[Items from a data source]
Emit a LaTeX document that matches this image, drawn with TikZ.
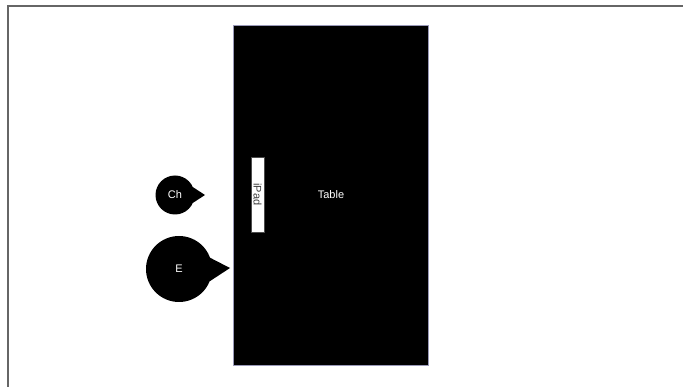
\documentclass[tikz,border=0pt]{standalone}
\usepackage{fontspec}
\setmainfont{Liberation Sans}
\begin{document}
\begin{tikzpicture}[x=1pt,y=-1pt,
  frameline/.style={draw=black!60,line width=1.3pt},
  tablebox/.style={draw=black!70!blue!40,fill=black,line width=0.4pt,inner sep=0,outer sep=0},
  bubble/.style={circle,fill=black,inner sep=0,outer sep=0,text=white,font=\fontsize{11}{13}\selectfont},
  padbox/.style={draw=black!70,fill=white,line width=0.6pt,inner sep=0,outer sep=0},
  lbl/.style={font=\fontsize{11}{13}\selectfont}]
\useasboundingbox (0,0) rectangle (683,387);
\fill[white] (0,0) rectangle (683,387);
\coordinate (fb) at (8,387);
\coordinate (fc) at (8,6);
\coordinate (fr) at (683,6);
\draw[frameline] (fb) -- (fc) -- (fr);
\node[tablebox,minimum width=195pt,minimum height=340pt] (table) at (330.5,195) {};
\node[lbl,text=white] (tabletext) at (331,195) {Table};
\node[padbox,minimum width=13pt,minimum height=75pt] (ipad) at (257.5,194.5) {};
\node[lbl,text=black!75,rotate=-90] (ipadtext) at (257.5,194.5) {iPad};
\node[bubble,minimum size=39pt] (ch) at (175,195) {Ch};
\coordinate (chtip) at (205,195);
\fill (ch.24) -- (chtip) -- (ch.-24) -- cycle;
\node[bubble,minimum size=66pt] (e) at (179,269) {E};
\coordinate (etip) at (230,268);
\fill (e.20) -- (etip) -- (e.-22) -- cycle;
\end{tikzpicture}
\end{document}
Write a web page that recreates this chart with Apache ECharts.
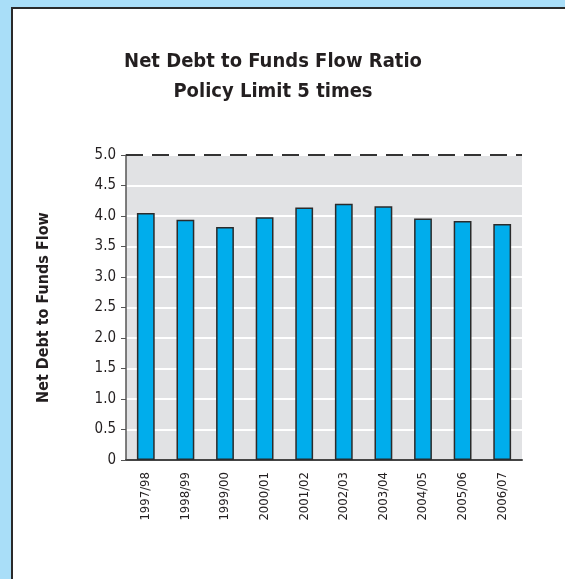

Goal => Transcribe the entries above verbatim, omitting their pictures.

Output for this exercise =>
Emit a LaTeX document that matches this image, drawn with TikZ.
\documentclass[tikz,border=0pt]{standalone}
\usepackage{fontspec}
\setmainfont{Liberation Sans}
\begin{document}
\begin{tikzpicture}[x=1pt,y=-1pt,
  frameline/.style={draw=black!60,line width=1.3pt},
  tablebox/.style={draw=black!70!blue!40,fill=black,line width=0.4pt,inner sep=0,outer sep=0},
  bubble/.style={circle,fill=black,inner sep=0,outer sep=0,text=white,font=\fontsize{11}{13}\selectfont},
  padbox/.style={draw=black!70,fill=white,line width=0.6pt,inner sep=0,outer sep=0},
  lbl/.style={font=\fontsize{11}{13}\selectfont}]
\useasboundingbox (0,0) rectangle (683,387);
\fill[white] (0,0) rectangle (683,387);
\coordinate (fb) at (8,387);
\coordinate (fc) at (8,6);
\coordinate (fr) at (683,6);
\draw[frameline] (fb) -- (fc) -- (fr);
\node[tablebox,minimum width=195pt,minimum height=340pt] (table) at (330.5,195) {};
\node[lbl,text=white] (tabletext) at (331,195) {Table};
\node[padbox,minimum width=13pt,minimum height=75pt] (ipad) at (257.5,194.5) {};
\node[lbl,text=black!75,rotate=-90] (ipadtext) at (257.5,194.5) {iPad};
\node[bubble,minimum size=39pt] (ch) at (175,195) {Ch};
\coordinate (chtip) at (205,195);
\fill (ch.24) -- (chtip) -- (ch.-24) -- cycle;
\node[bubble,minimum size=66pt] (e) at (179,269) {E};
\coordinate (etip) at (230,268);
\fill (e.20) -- (etip) -- (e.-22) -- cycle;
\end{tikzpicture}
\end{document}
Write a web page that recreates this chart with Apache ECharts.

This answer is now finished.